Director: Christopher Nolan
Main Cast: Christian Bale, Hugh Jackman, Scarlett Johansson
Runtime: 130 minutes
IMDb Rating: 8.5
In the psychological horror/thriller/black comedy American Psycho, we witness a terrifyingly emotionally unstable performance by Christian Bale that is hard to forget. Patrick Bateman (Bale) is a wealthy investment banker with a pretty wife and a pretty life; his hobbies, however, are religious exercise, daily skin care routines, fancy dinners, and plotting and carrying out personally motivated murders. One of the most incredibly intricate performances of Bale’s career, he displays the entire spectrum of human emotion on an exaggerated scale. Between hatred, disgust, jubilance, indifference, soullessness, and distress, Bale becomes the horribly confused and twisted Patrick Bateman to a T. Being a somewhat new face on the silver screen (as an adult), Bale was later informed by co-star Josh Lucas that many of his fellow cast members thought that Christian was “the worst actor they’d ever seen.” Unfortunate to hear for sure, but all this tells me is that, like many viewers upon it’s screening, they simply didn’t understand what the film was trying to be.
Director: Mary Harron
Main Cast: Christian Bale, Justin Theroux, Josh Lucas
Runtime: 101 minutes
IMDb Rating: 7.6
Starting his career at the age of 12, it took Bale just one year to star in Empire of the Sun, which is a big film on our list today. Very shortly after that, he featured in a slew of other films such as Henry V, Treasure Island, and Newsies all before he turned 18. Known for his versatility and method acting, Christian has been in the acting game for the large majority of his life (45 years). So it’s fair to say that he’s one of the most recognizable actors worldwide at this point, easily in the top 50.
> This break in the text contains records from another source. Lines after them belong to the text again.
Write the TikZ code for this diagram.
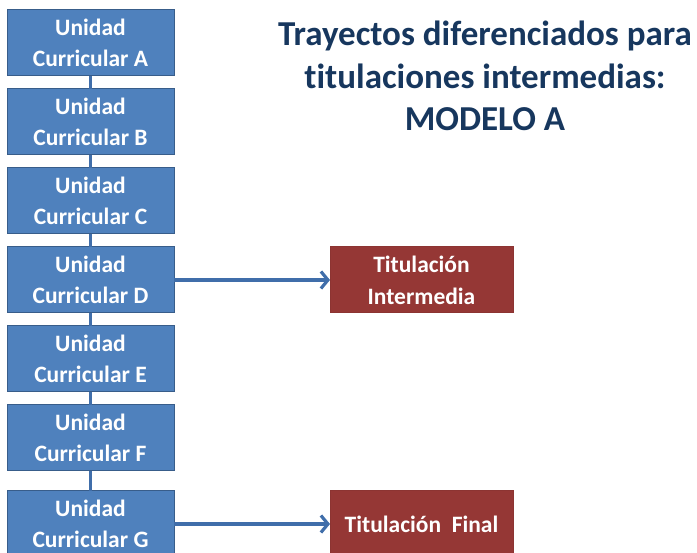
\documentclass[tikz,border=0pt]{standalone}
\usepackage{fontspec}
\setmainfont{Carlito}[Ligatures=NoCommon]
\usepackage{xcolor}
\usepackage{tikz}
\usetikzlibrary{arrows.meta, positioning}

\definecolor{ucblue}{RGB}{79,129,189}
\definecolor{ucborder}{RGB}{56,93,138}
\definecolor{titred}{RGB}{149,55,53}
\definecolor{titborder}{RGB}{140,52,50}
\definecolor{linkblue}{RGB}{64,110,170}
\definecolor{headnavy}{RGB}{23,55,94}

\begin{document}
\begin{tikzpicture}[node distance=13pt, auto]

    % Define style for boxes
    \tikzstyle{unit} = [rectangle, minimum width=167pt, minimum height=66pt, inner sep=0pt, outer sep=0pt, text centered, align=center, draw=ucborder, line width=1pt, fill=ucblue, text=white, font=\bfseries\fontsize{23.5}{31}\selectfont]
    \tikzstyle{titl} = [rectangle, minimum width=183pt, minimum height=66pt, inner sep=0pt, outer sep=0pt, text centered, align=center, draw=titborder, line width=1pt, fill=titred, text=white, font=\bfseries\fontsize{23.5}{32}\selectfont]
    \tikzstyle{link} = [draw=linkblue, line width=3.2pt]

    \clip (0pt,0pt) rectangle (697pt,-553pt);

    % Nodes
    \node (ucA) [unit] at (90.5pt,-43pt) {Unidad\\Curricular A};
    \node (ucB) [unit, below =of ucA] {Unidad\\Curricular B};
    \node (ucC) [unit, below =of ucB] {Unidad\\Curricular C};
    \node (ucD) [unit, below =of ucC] {Unidad\\Curricular D};
    \node (ucE) [unit, below =of ucD] {Unidad\\Curricular E};
    \node (ucF) [unit, below =of ucE] {Unidad\\Curricular F};
    \node (ucG) [unit, below =20pt of ucF] {Unidad\\Curricular G};

    \node (titinter)[titl, right =156pt of ucD] {Titulación\\Intermedia};
    \node (titfinal)[titl, right =156pt of ucG] {Titulación\ \ Final};

    \node (heading) [align=center, text=headnavy, font=\bfseries\fontsize{35}{42.5}\selectfont] at (485pt,-76pt) {Trayectos diferenciados para\\titulaciones intermedias:\\MODELO A};

    % Lines
    \draw[link] (ucA) -- (ucB);
    \draw[link] (ucB) -- (ucC);
    \draw[link] (ucC) -- (ucD);
    \draw[link] (ucD) -- (ucE);
    \draw[link] (ucE) -- (ucF);
    \draw[link] (ucF) -- (ucG);

    \draw[link, -{Straight Barb[length=7pt, width=17pt]}] (ucD) -- (titinter);
    \draw[link, -{Straight Barb[length=7pt, width=17pt]}] (ucG) -- (titfinal);

\end{tikzpicture}
\end{document}
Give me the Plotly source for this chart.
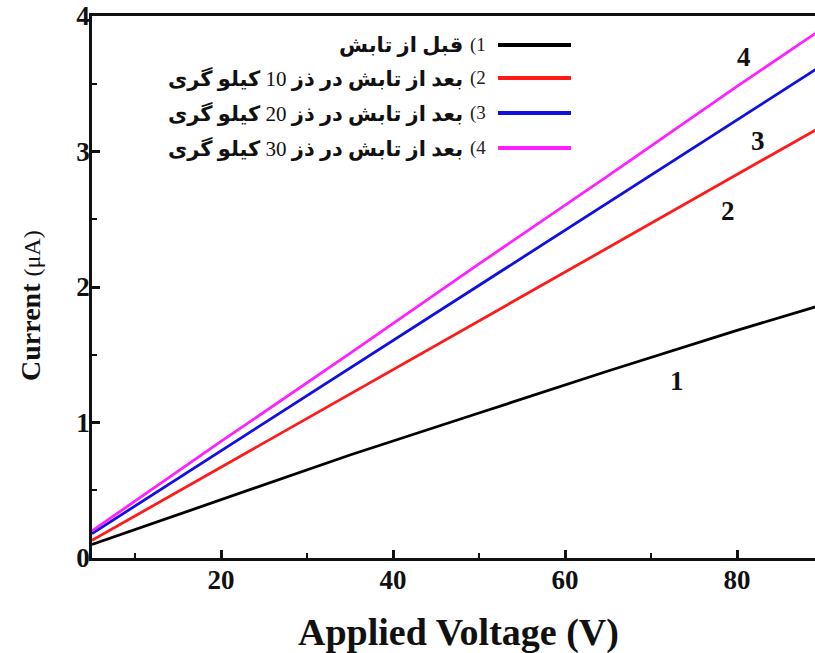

The most likely reason for his popularity involves the dramatic transformations he commits to in order to become the role he is playing, never shying away from a physical challenge. As mentioned, Bale has shifted from 120 pounds to 228 lbs, fat or muscle, to become his character. Bale has since made public statements about his transformations, stating that he will stop doing it at an older age and that it’s not healthy for anyone. In an interview with Yahoo Entertainment in 2019 for Ford v. Ferrari, Bale said, “I worry when it becomes sort of a marker of ‘Oh how committed are you to a role? How much did you lose?’” and, “I worry about this becoming a regular conversation because it isn’t healthy for people to do that. And it becomes kind of a marker of commitment to your craft or whatever, and it was never … I never viewed it as that.” Many are glad to hear him say that because even though his methods certainly worked in his favor, his overall health has suffered in the long run.